The slow start of day-later reruns of “Late Night With Conan O’Brien” on Comedy Central continues the disappointing performance of broadcast-to-cable repeats of the five-a-week series “Later With Carson Daly,” which E! canceled, and “The View.”
At least “Conan” has shown improvement in the adults 18-34 category on Comedy Central from a year ago.
E! Entertainment TV was forced to eradicate reruns of “Later With Carson Daly,” the ongoing NBC talkshow, when it managed a paltry 0.12 rating in cable homes at 6 p.m. (from March 4 to May 10) and an equally depressed 0.12 rating when E! banished it to 3 p.m. from May 13 to Aug. 30.
At 6 p.m., “Later” was down 35% from “Fashion Emergency,” the series in the timeslot a year ago; at 3 p.m., “Later” wound up 14% below last year’s “Talk Soup.”
And A&E was hemorrhaging viewers when it stripped “The View” at 7 p.m. from April 1 to May 3, plunging by 50% in homes from its lead-in “Law & Order” and by 73% from the year-ago time period (when reruns of “Law & Order” also played).
Since “The View” dropped back to 6 p.m. on May 6, it’s down by only 3% in households from the two half-hour shows in the time period a year ago (“Night Court” and “News Radio”) from May to mid-September.
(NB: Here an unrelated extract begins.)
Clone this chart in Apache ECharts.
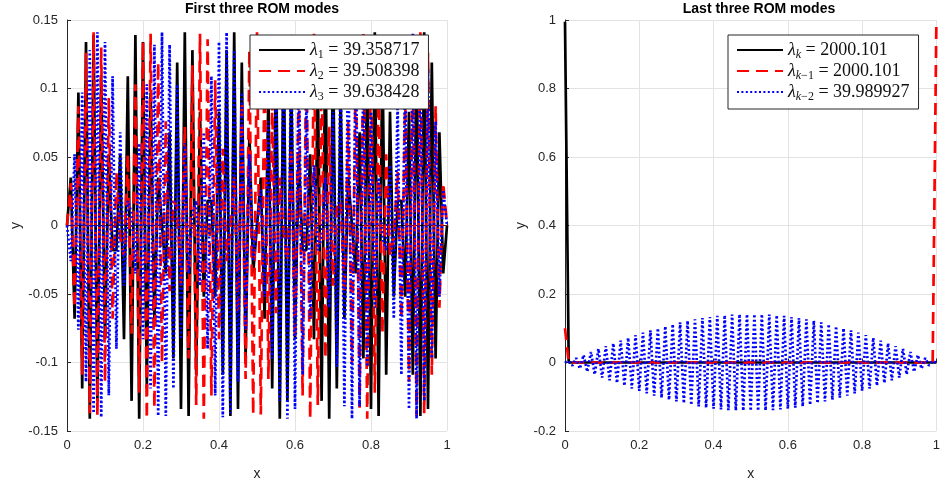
<!DOCTYPE html>
<html><head><meta charset="utf-8">
<script src="https://cdn.jsdelivr.net/npm/echarts@6/dist/echarts.min.js"></script>
<style>html,body{margin:0;padding:0;background:#fff;}#c{width:943px;height:486px;}</style>
</head><body><div id="c"></div>
<script>
// grid points (x)
var xGrid = [0,0.01,0.02,0.03,0.04,0.05,0.06,0.07,0.08,0.09,0.1,0.11,0.12,0.13,0.14,0.15,0.16,0.17,0.18,0.19,0.2,0.21,0.22,0.23,0.24,0.25,0.26,0.27,0.28,0.29,0.3,0.31,0.32,0.33,0.34,0.35,0.36,0.37,0.38,0.39,0.4,0.41,0.42,0.43,0.44,0.45,0.46,0.47,0.48,0.49,0.5,0.51,0.52,0.53,0.54,0.55,0.56,0.57,0.58,0.59,0.6,0.61,0.62,0.63,0.64,0.65,0.66,0.67,0.68,0.69,0.7,0.71,0.72,0.73,0.74,0.75,0.76,0.77,0.78,0.79,0.8,0.81,0.82,0.83,0.84,0.85,0.86,0.87,0.88,0.89,0.9,0.91,0.92,0.93,0.94,0.95,0.96,0.97,0.98,0.99,1];

// First three ROM modes
var mode1 = [0,0.035,-0.068,0.097,-0.119,0.134,-0.141,0.139,-0.128,0.109,-0.083,0.052,-0.018,-0.018,0.052,-0.083,0.109,-0.128,0.139,-0.141,0.134,-0.119,0.097,-0.068,0.035,0,
 -0.035,0.068,-0.097,0.119,-0.134,0.141,-0.139,0.128,-0.109,0.083,-0.052,0.018,0.018,-0.052,0.083,-0.109,0.128,-0.139,0.141,-0.134,0.119,-0.097,0.068,-0.035,0,
 0.035,-0.068,0.097,-0.119,0.134,-0.141,0.139,-0.128,0.109,-0.083,0.052,-0.018,-0.018,0.052,-0.083,0.109,-0.128,0.139,-0.141,0.134,-0.119,0.097,-0.068,0.035,0,
 -0.035,0.068,-0.097,0.119,-0.134,0.141,-0.139,0.128,-0.109,0.083,-0.052,0.018,0.018,-0.052,0.083,-0.109,0.128,-0.139,0.141,-0.134,0.119,-0.097,0.068,-0.035,0];
var mode2 = [0,0.031,-0.060,0.087,-0.109,0.126,-0.137,0.141,-0.139,0.130,-0.114,0.093,-0.068,0.039,-0.009,-0.022,0.052,-0.079,0.103,-0.122,0.134,-0.141,0.140,-0.133,0.119,-0.100,0.076,-0.048,0.018,0.013,-0.044,0.072,-0.097,0.117,-0.131,0.140,-0.141,0.136,-0.124,0.106,-0.083,0.056,-0.026,-0.004,0.035,-0.064,0.090,-0.112,0.128,-0.138,0.141,
 -0.138,0.128,-0.112,0.090,-0.064,0.035,-0.004,-0.026,0.056,-0.083,0.106,-0.124,0.136,-0.141,0.140,-0.131,0.117,-0.097,0.072,-0.044,0.013,0.018,-0.048,0.076,-0.100,0.119,-0.133,0.140,-0.141,0.134,-0.122,0.103,-0.079,0.052,-0.022,-0.009,0.039,-0.068,0.093,-0.114,0.130,-0.139,0.141,-0.137,0.126,-0.109,0.087,-0.060,0.031,0];
var mode3 = [0,-0.026,0.052,-0.076,0.097,-0.114,0.128,-0.137,0.141,-0.140,0.134,-0.124,0.109,-0.090,0.068,-0.044,0.018,0.009,-0.035,0.060,-0.083,0.103,-0.119,0.132,-0.139,0.141,-0.139,0.132,-0.119,0.103,-0.083,0.060,-0.035,0.009,0.018,-0.044,0.068,-0.090,0.109,-0.124,0.134,-0.140,0.141,-0.137,0.128,-0.114,0.097,-0.076,0.052,-0.026,0,
 0.026,-0.052,0.076,-0.097,0.114,-0.128,0.137,-0.141,0.140,-0.134,0.124,-0.109,0.090,-0.068,0.044,-0.018,-0.009,0.035,-0.060,0.083,-0.103,0.119,-0.132,0.139,-0.141,0.139,-0.132,0.119,-0.103,0.083,-0.060,0.035,-0.009,-0.018,0.044,-0.068,0.090,-0.109,0.124,-0.134,0.140,-0.141,0.137,-0.128,0.114,-0.097,0.076,-0.052,0.026,0];

// Last three ROM modes
var modeK = [0.995,0,0,0,0,0,0,0,0,0,0,0,0,0,0,0,0,0,0,0,0,0,0,0,0,0,0,0,0,0,0,0,0,0,0,0,0,0,0,0,0,0,0,0,0,0,0,0,0,0,0,0,0,0,0,0,0,0,0,0,0,0,0,0,0,0,0,0,0,0,0,0,0,0,0,0,0,0,0,0,0,0,0,0,0,0,0,0,0,0,0,0,0,0,0,0,0,0,0,0,0];
var modeK1 = [0.1,0,0,0,0,0,0,0,0,0,0,0,0,0,0,0,0,0,0,0,0,0,0,0,0,0,0,0,0,0,0,0,0,0,0,0,0,0,0,0,0,0,0,0,0,0,0,0,0,0,0,0,0,0,0,0,0,0,0,0,0,0,0,0,0,0,0,0,0,0,0,0,0,0,0,0,0,0,0,0,0,0,0,0,0,0,0,0,0,0,0,0,0,0,0,0,0,0,0,0,0.995];
var modeK2 = [0,0.004,-0.009,0.013,-0.018,0.022,-0.027,0.031,-0.035,0.040,-0.044,0.048,-0.052,0.056,-0.060,0.064,-0.068,0.072,-0.076,0.080,-0.083,0.087,-0.090,0.094,-0.097,0.100,-0.103,0.106,-0.109,0.112,-0.114,0.117,-0.119,0.122,-0.124,0.126,-0.128,0.130,-0.132,0.133,-0.135,0.136,-0.137,0.138,-0.139,0.140,-0.140,0.141,-0.141,0.141,-0.141,
 0.141,-0.141,0.141,-0.140,0.140,-0.139,0.138,-0.137,0.136,-0.135,0.133,-0.132,0.130,-0.128,0.126,-0.124,0.122,-0.119,0.117,-0.114,0.112,-0.109,0.106,-0.103,0.100,-0.097,0.094,-0.090,0.087,-0.083,0.080,-0.076,0.072,-0.068,0.064,-0.060,0.056,-0.052,0.048,-0.044,0.040,-0.035,0.031,-0.027,0.022,-0.018,0.013,-0.009,0.004,0];

var titles = ['First three ROM modes', 'Last three ROM modes'];
var leftLegend = {m1: ['1', '', ' = 39.358717'], m2: ['2', '', ' = 39.508398'], m3: ['3', '', ' = 39.638428']};
var rightLegend = {mk: ['k', '', ' = 2000.101'], mk1: ['k', '\u22121', ' = 2000.101'], mk2: ['k', '\u22122', ' = 39.989927']};

function pairs(arr) { return xGrid.map(function (x, i) { return [x, arr[i]]; }); }

var AX = '#262626', GR = '#e3e3e3';
var tickFont = {color: AX, fontSize: 13, fontFamily: 'Liberation Sans, Arial, sans-serif'};

function xAx(gi) {
  return {type: 'value', gridIndex: gi, min: 0, max: 1, interval: 0.2, name: 'x', nameLocation: 'middle', nameGap: 36,
    nameTextStyle: {color: AX, fontSize: 14, fontFamily: 'Liberation Sans, Arial, sans-serif'},
    axisLine: {show: true, lineStyle: {color: AX, width: 1}}, axisTick: {show: true, inside: true, length: 4, lineStyle: {color: AX}},
    axisLabel: Object.assign({margin: 8}, tickFont), splitLine: {show: true, lineStyle: {color: GR, width: 1}}};
}
function yAx(gi, mn, mx, iv, gap) {
  return {type: 'value', gridIndex: gi, min: mn, max: mx, interval: iv, name: 'y', nameLocation: 'middle', nameGap: gap,
    nameTextStyle: {color: AX, fontSize: 14, fontFamily: 'Liberation Sans, Arial, sans-serif'},
    axisLine: {show: true, onZero: false, lineStyle: {color: AX, width: 1}}, axisTick: {show: true, inside: true, length: 4, lineStyle: {color: AX}},
    axisLabel: Object.assign({margin: 9}, tickFont), splitLine: {show: true, lineStyle: {color: GR, width: 1}}};
}
function ser(name, arr, gi, color, type, width) {
  return {name: name, type: 'line', xAxisIndex: gi, yAxisIndex: gi, data: pairs(arr), symbol: 'none', showSymbol: false,
    lineStyle: {color: color, width: width, type: type, cap: 'butt'}, itemStyle: {color: color}, animation: false, z: 2};
}
var rich = {
  l: {fontFamily: 'Liberation Serif, serif', fontStyle: 'italic', fontSize: 18, color: '#111', lineHeight: 22},
  s: {fontFamily: 'Liberation Serif, serif', fontSize: 12, color: '#111', verticalAlign: 'bottom', lineHeight: 22, padding: [8, 0, 0, 0]},
  si: {fontFamily: 'Liberation Serif, serif', fontStyle: 'italic', fontSize: 12, color: '#111', verticalAlign: 'bottom', lineHeight: 22, padding: [8, 0, 0, 0]},
  t: {fontFamily: 'Liberation Serif, serif', fontSize: 18, color: '#111', lineHeight: 22}
};
function fmt(map) {
  return function (name) {
    var p = map[name];
    var sub = /[0-9]/.test(p[0]) ? '{s|' + p[0] + '}' : '{si|' + p[0] + '}';
    var sub2 = p[1] ? '{s|' + p[1] + '}' : '';
    return '{l|\u03bb}' + sub + sub2 + '{t|' + p[2] + '}';
  };
}
function legend(names, left, map) {
  return {data: names, orient: 'vertical', left: left, top: 35, itemWidth: 46, itemHeight: 14, itemGap: 1,
    padding: [6, 9, 6, 8], borderColor: AX, borderWidth: 1, backgroundColor: '#fff', borderRadius: 0,
    itemStyle: {color: 'rgba(0,0,0,0)', borderColor: 'rgba(0,0,0,0)', borderWidth: 0, opacity: 0},
    formatter: fmt(map), textStyle: {rich: rich, padding: [0, 0, 0, 0]}, selectedMode: false, z: 10};
}

var chart = echarts.init(document.getElementById('c'), null, {renderer: 'canvas'});
chart.setOption({
  backgroundColor: '#fff',
  animation: false,
  title: [
    {text: titles[0], left: 257, top: -3, textAlign: 'center', textStyle: {fontSize: 14, fontWeight: 'bold', color: '#000', fontFamily: 'Liberation Sans, Arial, sans-serif'}},
    {text: titles[1], left: 754, top: -3, textAlign: 'center', textStyle: {fontSize: 14, fontWeight: 'bold', color: '#000', fontFamily: 'Liberation Sans, Arial, sans-serif'}}
  ],
  grid: [
    {left: 67, top: 20, width: 380, height: 412},
    {left: 565, top: 20, width: 378, height: 412}
  ],
  xAxis: [xAx(0), xAx(1)],
  yAxis: [yAx(0, -0.15, 0.15, 0.05, 44), yAx(1, -0.2, 1, 0.2, 37)],
  legend: [legend(['m1', 'm2', 'm3'], 250, leftLegend), legend(['mk', 'mk1', 'mk2'], 728, rightLegend)],
  series: [
    ser('m1', mode1, 0, '#000000', 'solid', 2.7),
    ser('m2', mode2, 0, '#ff0000', [12, 7], 2.7),
    ser('m3', mode3, 0, '#0000ff', [2, 2.4], 2.7),
    ser('mk', modeK, 1, '#000000', 'solid', 2.7),
    ser('mk1', modeK1, 1, '#ff0000', [12, 7], 2.7),
    ser('mk2', modeK2, 1, '#0000ff', [2, 2.4], 2.7)
  ]
});
</script></body></html>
But it’s still far below its 5 p.m. lead-in “Murder, She Wrote,” losing 67% of the audience.
The numbers for “Conan” at 7 p.m. weeknights (eight cablecasts, Sept. 9-19) are not nearly as bad as those for “Later” and “The View,” although it’s off by 9% in households from last year’s “The Daily Show” and “Win Ben Stein’s Money.”
From its “Saturday Night Live” lead-in at 6 p.m., “Conan” drops in households by 15% and by 18% in adults 18-34. Compared with a year ago, though, “Conan” is up by 17% in adults 18-34.
Kathryn Mitchell, senior VP of programming for Comedy Central, said she didn’t expect “Conan” reruns to charge out of the gate because the network didn’t have anywhere near the kind of money HBO lavished on the premiere of “The Sopranos.” Comedy Central did take a back page of TV Guide and bought a couple of full pages in Entertainment Weekly but most of the promotion has consisted on in-house ads on Comedy Central itself.
“I’d rather have a slow build for ‘Conan,’ ” Mitchell said, “than a flash in the pan that gets tons of viewers for a week or two and then struggles” in the ratings.